[Solved] HTML parser node

At Hack Arizona I did a project with IBM Watson Node-RED, displaying local bus schedules on the LCD kit. I used Watson because IBM is a sponsor at the hackathon so I can apply for their prize.
From functionality point of view, IBM Watson is very similar to Losant Workflows, but it’s more complicated and harder to use; their IoT platform is somehow disjoint from workflows, and lacks the realtime MQTT debugging that is available in Losant “application” page.

I find one feature that Node-RED has but Losant Workflow doesn’t: an html node, which parses a string as HTML DOM, and applies a CSS3 selector to extract one or more elements as strings or JSON objects.

This node would be useful to scrape information from a webpage which isn’t otherwise available as a JSON/XML feed. During the development of LCD calories tracker, I attempted to import jQuery into the workflow but it doesn’t work because workflow environment doesn’t have DOM, and importing DOM has a whole lot more dependencies.

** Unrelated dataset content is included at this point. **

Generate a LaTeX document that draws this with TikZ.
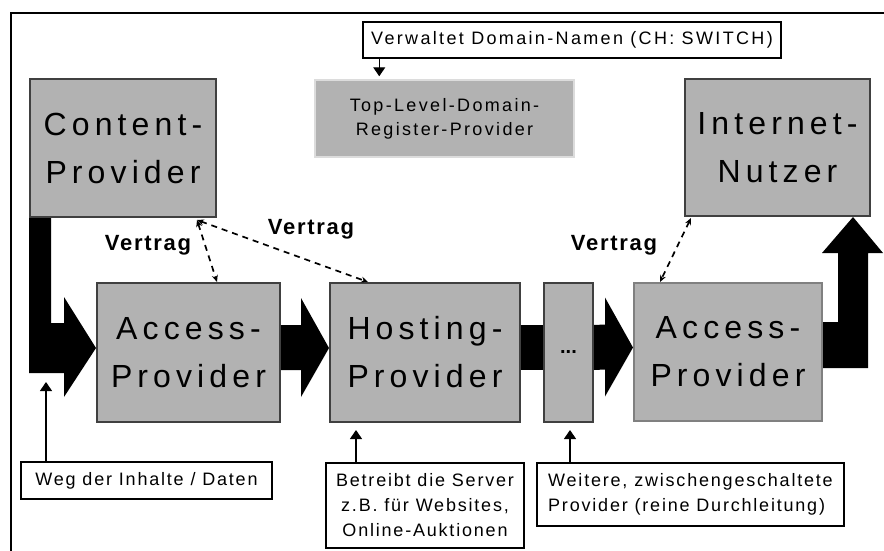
\documentclass[tikz,border=0pt]{standalone}
\usepackage{fontspec}
\setmainfont{Liberation Sans}
\usepackage{tikz}
\usetikzlibrary{arrows.meta,calc}

\definecolor{boxgray}{RGB}{178,178,178}
\definecolor{darkline}{RGB}{64,64,64}
\definecolor{midline}{RGB}{128,128,128}
\definecolor{paleline}{RGB}{220,220,220}

\newcommand{\flowarrow}[2]{%
	\fill ([yshift=27.5pt]#1.east) -- ([xshift=-28pt,yshift=27.5pt]#2.west) -- ([xshift=-28pt,yshift=54.5pt]#2.west) -- ([yshift=4.5pt]#2.west) -- ([xshift=-28pt,yshift=-44.5pt]#2.west) -- ([xshift=-28pt,yshift=-17.5pt]#2.west) -- ([yshift=-17.5pt]#1.east) -- cycle;}

\begin{document}
\begin{tikzpicture}[x=1pt,y=-1pt,
	provider/.style={shape=rectangle,draw=darkline,line width=2pt,fill=boxgray,inner sep=0pt,align=center,font=\fontsize{32}{48}\selectfont\addfontfeature{LetterSpace=16}},
	register/.style={shape=rectangle,draw=paleline,line width=1.5pt,fill=boxgray,inner sep=0pt,align=center,font=\fontsize{18}{24}\selectfont\addfontfeature{LetterSpace=13}},
	note/.style={shape=rectangle,draw=black,line width=1.2pt,fill=white,inner sep=0pt,font=\fontsize{18}{25}\selectfont\addfontfeature{LetterSpace=10}},
	contract/.style={inner sep=0pt,font=\bfseries\fontsize{22}{25}\selectfont\addfontfeature{LetterSpace=8}},
	pointer/.style={-{Triangle[width=12pt,length=9pt]},line width=1.2pt},
	dashlink/.style={{Stealth[length=7pt,width=6pt]}-{Stealth[length=7pt,width=6pt]},line width=1.7pt,dash pattern=on 6pt off 5pt}]
	\useasboundingbox (0,0) rectangle (884,550);
	\clip (0,0) rectangle (884,550);
	\draw[line width=2pt] (11,600) -- (11,13) -- (900,13);
	
	\node[provider,minimum width=186pt,minimum height=138pt] (content) at (123,148) {Content-\\Provider};
	\node[provider,minimum width=185pt,minimum height=137pt] (net) at (777.5,147.5) {Internet-\\Nutzer};
	\node[register,minimum width=259pt,minimum height=77pt] (tld) at (444.5,118.5) {Top-Level-Domain-\\Register-Provider};
	\node[provider,minimum width=183pt,minimum height=139pt] (acc1) at (188.5,352.5) {Access-\\Provider};
	\node[provider,minimum width=190pt,minimum height=139pt] (host) at (425,352.5) {Hosting-\\Provider};
	\node[provider,minimum width=49pt,minimum height=139pt,font=\bfseries\fontsize{20}{24}\selectfont] (dots) at (568.5,352.5) {...};
	\node[provider,draw=midline,minimum width=188pt,minimum height=138pt] (acc2) at (728,352) {Access-\\Provider};
	
	\node[note,minimum width=418pt,minimum height=36pt,font=\fontsize{18}{25}\selectfont\addfontfeature{LetterSpace=13}] (domains) at (572,40) {Verwaltet Domain-Namen (CH: SWITCH)};
	\node[note,minimum width=251pt,minimum height=37pt] (route) at (146.5,480.5) {Weg der Inhalte / Daten};
	\node[note,align=center,minimum width=198pt,minimum height=85pt] (serve) at (425,505.5) {Betreibt die Server\\z.B. für Websites,\\Online-Auktionen};
	\node[note,align=left,minimum width=307pt,minimum height=63pt] (relay) at (690.5,494.5) {Weitere, zwischengeschaltete\\Provider (reine Durchleitung)};
	
	\node[contract] (v1) at (148,245) {Vertrag};
	\node[contract] (v2) at (311,229) {Vertrag};
	\node[contract] (v3) at (614,245) {Vertrag};
	
	\fill (content.south west) -- ([xshift=22pt]content.south west) |- ([xshift=-32pt,yshift=29.5pt]acc1.west) -- ([xshift=-32pt,yshift=55.5pt]acc1.west) -- ([yshift=4.5pt]acc1.west) -- ([xshift=-32pt,yshift=-44.5pt]acc1.west) -- ([xshift=-32pt,yshift=-20.5pt]acc1.west) -| (content.south west) -- cycle;
	\flowarrow{acc1}{host}
	\fill ([yshift=27.5pt]host.east) rectangle ([yshift=-17.5pt]dots.west);
	\flowarrow{dots}{acc2}
	\fill ([yshift=30pt]acc2.east) -| ([xshift=-33pt,yshift=-36pt]net.south east) -- ([xshift=-49pt,yshift=-36pt]net.south east) -- ([xshift=-18pt]net.south east) -- ([xshift=12pt,yshift=-36pt]net.south east) -- ([xshift=-3pt,yshift=-36pt]net.south east) |- ([yshift=-16pt]acc2.east) -- cycle;
	
	\coordinate (cp) at ([xshift=-20pt,yshift=-2pt]content.south east);
	\path[dashlink] (cp) edge ([xshift=28.5pt]acc1.north);
	\path[dashlink] (cp) edge ([xshift=-57pt]host.north);
	\path[dashlink] ([xshift=7pt,yshift=-1pt]net.south west) edge ([xshift=-68pt]acc2.north);
	
	\coordinate (tldtip) at ([xshift=65pt,yshift=3pt]tld.north west);
	\coordinate (pathtip) at (46,382);
	\coordinate (hosttip) at ([xshift=27pt,yshift=-7pt]host.south west);
	\coordinate (dotstip) at ([xshift=1.5pt,yshift=-7pt]dots.south);
	\path[pointer] (domains.south -| tldtip) edge (tldtip);
	\path[pointer] (route.north -| pathtip) edge (pathtip);
	\path[pointer] (serve.north -| hosttip) edge (hosttip);
	\path[pointer] (relay.north -| dotstip) edge (dotstip);
\end{tikzpicture}
\end{document}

I ended up using regular expressions and string processing, but that isn’t scalable for increasingly complex webpages.
I hope Losant workflow can have an HTML parser node to simplify such applications.

1 Like

This is a cool idea - I created a ticket for the feature request. Just for our reference, the source for NodeRED’s HTML node is here:

We added this node in our release about 2 weeks ago (https://www.losant.com/blog/platform-update-20170228), but forgot to reply to this thread. You can check out the documentation for it here.

Does this actually work for importing jquery? It looks like it just finds text inside of an HTML element…

No, this doesn’t import jQuery and would not execute any JavaScript on the webpage. It only allows you to extract information from the DOM already present in the HTML structure.